Nokia to drive 5G adoption

- Technology - Aug 04, 2017

To meet the ever-growing interest in 5G, Finnish mobile phone giant Nokia is broadening its focus to multiple areas of early 5G mobility use cases. This includes enhanced mobile broadband and ultra-reliable low-latency communications.

Nokia will be pushing for accelerated 3GPP industry standardisation and building on early customer experiences with its Nokia 5G FIRST end-to-end solution, which was launched in February at Mobile World Congress.

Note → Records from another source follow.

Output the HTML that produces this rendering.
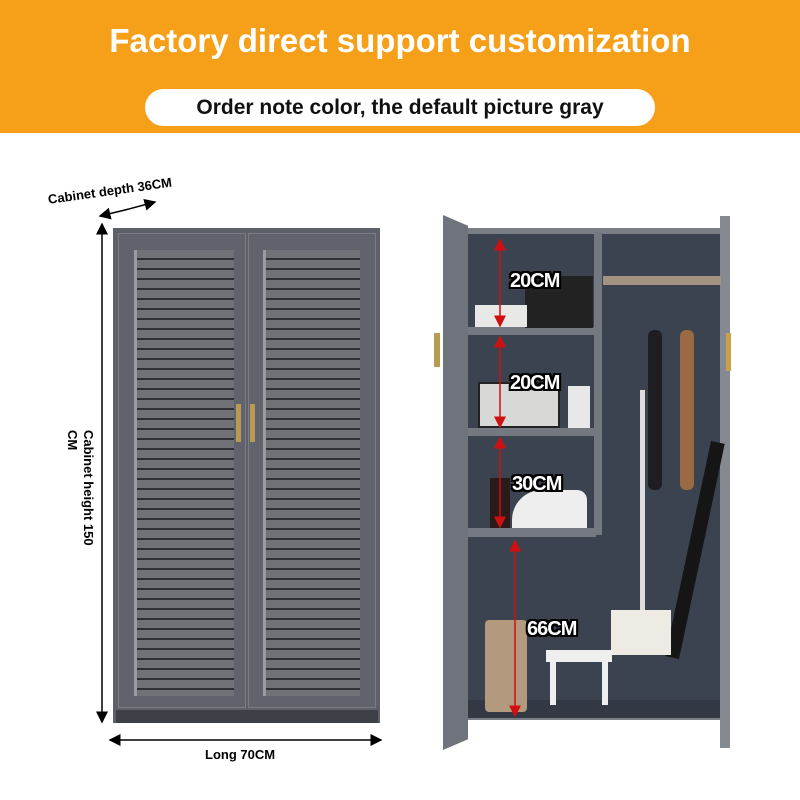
<!DOCTYPE html>
<html><head><style>
*{margin:0;padding:0;box-sizing:border-box}
body{width:800px;height:800px;position:relative;background:#fff;font-family:"Liberation Sans",sans-serif;overflow:hidden}
.a{position:absolute}
.lbl{position:absolute;font-weight:bold;font-size:20px;color:#fff;letter-spacing:-1px;
text-shadow:-2px -2px 0 #000,2px -2px 0 #000,-2px 2px 0 #000,2px 2px 0 #000,0 2px 0 #000,0 -2px 0 #000,2px 0 0 #000,-2px 0 0 #000}
.slats{background:repeating-linear-gradient(180deg,#707278 0,#707278 8px,#2e3036 8px,#2e3036 10px)}
</style></head><body>
<div class="a" style="left:0;top:0;width:800px;height:133px;background:#f6a01a"></div>
<div class="a" style="left:0;top:22px;width:800px;text-align:center;color:#fff;font-weight:bold;font-size:33px">Factory direct support customization</div>
<div class="a" style="left:145px;top:89px;width:510px;height:37px;background:#fff;border-radius:19px;text-align:center;font-weight:bold;font-size:21px;line-height:37px;color:#111">Order note color, the default picture gray</div>

<!-- left cabinet -->
<div class="a" style="left:113px;top:228px;width:267px;height:495px;background:#5d6068"></div>
<div class="a" style="left:116px;top:710px;width:262px;height:13px;background:#3e4047"></div>
<div class="a" style="left:118px;top:233px;width:128px;height:475px;background:#60636b;border:1px solid #7a7d84"></div>
<div class="a" style="left:248px;top:233px;width:128px;height:475px;background:#60636b;border:1px solid #7a7d84"></div>
<div class="a slats" style="left:134px;top:250px;width:100px;height:446px;border-left:3px solid #9a9ca2"></div>
<div class="a slats" style="left:263px;top:250px;width:97px;height:446px;border-left:3px solid #9a9ca2"></div>
<div class="a" style="left:236px;top:404px;width:5px;height:38px;background:#b89a52"></div>
<div class="a" style="left:250px;top:404px;width:5px;height:38px;background:#b89a52"></div>

<!-- dims -->
<svg class="a" style="left:0;top:0" width="800" height="800">
<defs><marker id="m" markerWidth="8" markerHeight="8" refX="7" refY="4" orient="auto"><path d="M0,0L8,4L0,8z" fill="#000"/></marker>
<marker id="r" markerWidth="8" markerHeight="8" refX="7" refY="4" orient="auto"><path d="M0,0L8,4L0,8z" fill="#d01010"/></marker></defs>
<line x1="125" y1="210" x2="100" y2="216" stroke="#000" stroke-width="1.5" marker-end="url(#m)"/>
<line x1="125" y1="210" x2="155" y2="202" stroke="#000" stroke-width="1.5" marker-end="url(#m)"/>
<line x1="102" y1="470" x2="102" y2="224" stroke="#000" stroke-width="1.5" marker-end="url(#m)"/>
<line x1="102" y1="470" x2="102" y2="722" stroke="#000" stroke-width="1.5" marker-end="url(#m)"/>
<line x1="245" y1="740" x2="110" y2="740" stroke="#000" stroke-width="1.5" marker-end="url(#m)"/>
<line x1="245" y1="740" x2="381" y2="740" stroke="#000" stroke-width="1.5" marker-end="url(#m)"/>
</svg>
<div class="a" style="left:47px;top:192px;font-weight:bold;font-size:13px;transform:rotate(-8deg);transform-origin:left top">Cabinet depth 36CM</div>
<div class="a" style="left:96px;top:430px;font-weight:bold;font-size:13px;transform:rotate(90deg);transform-origin:left top;white-space:nowrap">Cabinet height 150</div>
<div class="a" style="left:80px;top:430px;font-weight:bold;font-size:13px;transform:rotate(90deg);transform-origin:left top">CM</div>
<div class="a" style="left:205px;top:747px;font-weight:bold;font-size:13px">Long 70CM</div>

<!-- right cabinet -->
<div class="a" style="left:463px;top:228px;width:262px;height:492px;background:#7a7e86"></div>
<div class="a" style="left:468px;top:234px;width:254px;height:472px;background:#3c4350"></div>
<div class="a" style="left:468px;top:700px;width:254px;height:18px;background:#333944"></div>
<div class="a" style="left:443px;top:215px;width:25px;height:535px;background:#6f737b;clip-path:polygon(0 0,100% 2%,100% 98%,0 100%)"></div>
<div class="a" style="left:720px;top:216px;width:10px;height:532px;background:#858990"></div>
<div class="a" style="left:434px;top:333px;width:6px;height:34px;background:#b89a52"></div>
<div class="a" style="left:726px;top:333px;width:5px;height:38px;background:#c7a24a"></div>
<div class="a" style="left:594px;top:232px;width:8px;height:303px;background:#747880"></div>
<div class="a" style="left:468px;top:327px;width:128px;height:8px;background:#747880"></div>
<div class="a" style="left:468px;top:428px;width:128px;height:8px;background:#747880"></div>
<div class="a" style="left:468px;top:528px;width:128px;height:9px;background:#747880"></div>
<div class="a" style="left:603px;top:276px;width:118px;height:9px;background:#a49383"></div>
<!-- items -->
<div class="a" style="left:525px;top:276px;width:68px;height:52px;background:#222"></div>
<div class="a" style="left:475px;top:305px;width:52px;height:22px;background:#e8e8e6"></div>
<div class="a" style="left:478px;top:382px;width:82px;height:46px;background:#d8d8d6;border:2px solid #222"></div>
<div class="a" style="left:568px;top:386px;width:22px;height:42px;background:#e8e8e8"></div>
<div class="a" style="left:490px;top:478px;width:20px;height:50px;background:#2a1a1a"></div>
<div class="a" style="left:512px;top:490px;width:75px;height:38px;background:#eee;border-radius:30px 10px 0 0"></div>
<div class="a" style="left:648px;top:330px;width:14px;height:160px;background:#1e1e22;border-radius:6px"></div>
<div class="a" style="left:680px;top:330px;width:14px;height:160px;background:#9a6a42;border-radius:6px"></div>
<div class="a" style="left:640px;top:390px;width:5px;height:225px;background:#ddd"></div>
<div class="a" style="left:688px;top:440px;width:14px;height:220px;background:#151515;transform:rotate(12deg)"></div>
<div class="a" style="left:611px;top:610px;width:60px;height:45px;background:#eeeae4"></div>
<div class="a" style="left:485px;top:620px;width:42px;height:92px;background:#b39a7e;border-radius:4px"></div>
<div class="a" style="left:546px;top:650px;width:66px;height:12px;background:#efefef"></div>
<div class="a" style="left:550px;top:660px;width:6px;height:45px;background:#efefef"></div>
<div class="a" style="left:602px;top:660px;width:6px;height:45px;background:#efefef"></div>
<!-- red arrows -->
<svg class="a" style="left:0;top:0" width="800" height="800">
<g stroke="#d01010" stroke-width="1.5">
<line x1="500" y1="280" x2="500" y2="240" marker-end="url(#r)"/><line x1="500" y1="280" x2="500" y2="326" marker-end="url(#r)"/>
<line x1="500" y1="380" x2="500" y2="337" marker-end="url(#r)"/><line x1="500" y1="380" x2="500" y2="427" marker-end="url(#r)"/>
<line x1="500" y1="480" x2="500" y2="438" marker-end="url(#r)"/><line x1="500" y1="480" x2="500" y2="527" marker-end="url(#r)"/>
<line x1="515" y1="620" x2="515" y2="541" marker-end="url(#r)"/><line x1="515" y1="620" x2="515" y2="716" marker-end="url(#r)"/>
</g></svg>
<div class="lbl" style="left:510px;top:270px">20CM</div>
<div class="lbl" style="left:510px;top:372px">20CM</div>
<div class="lbl" style="left:512px;top:473px">30CM</div>
<div class="lbl" style="left:527px;top:618px">66CM</div>
</body></html>
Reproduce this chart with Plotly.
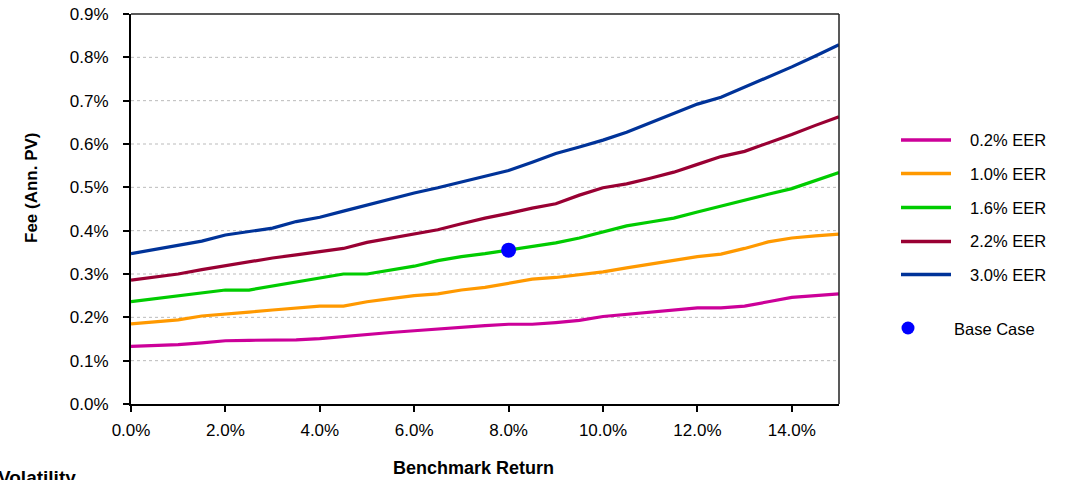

China, Japan, the US, and South Korea are showing particular interest in 5G mobility applications, and Nokia will implement early 5G specifications, enhancing 5G FIRST with the 3GPP 5G Phase I protocol. This 5G NR (New Radio) air interface standard, due for launch in early 2018, is designed to support a wide variety of 5G devices and services.

 

The company plans to use its forward-thinking implementation of 5G to be at the forefront of its evolution and expansion, driving the broader market adoption of 5G via both mobility and fixed applications. Nokia is building on extensive field expertise already gained with Nokia 5G FIRST, which has generated prized insights into areas such as:

  • Use of radio propagation in higher frequencies
  • Massive MIMO and beamforming
  • Integration with existing networks versus standalone implementations
  • The use of small cells in 5G deployments
  • The importance of cloud native core and cloud RAN technologies

 

Marc Rouanne, president of Mobile Networks at Nokia said: "There should be no doubt about the huge potential of 5G. Through 5G FIRST, Nokia is evolving its 5G strategy to drive the industry rapidly towards the adoption of standards-based commercial applications - as early as 2019. Doing so will require broad cross-industry support, and we call upon regulators and governments to free up and enable the use of spectrum at low-, mid- and high-frequency bands for trials.

“This will allow robust evaluation of 5G to take place, so that collectively, we can deliver one of the most important new technologies in history, one that will truly drive the Fourth Industrial Revolution."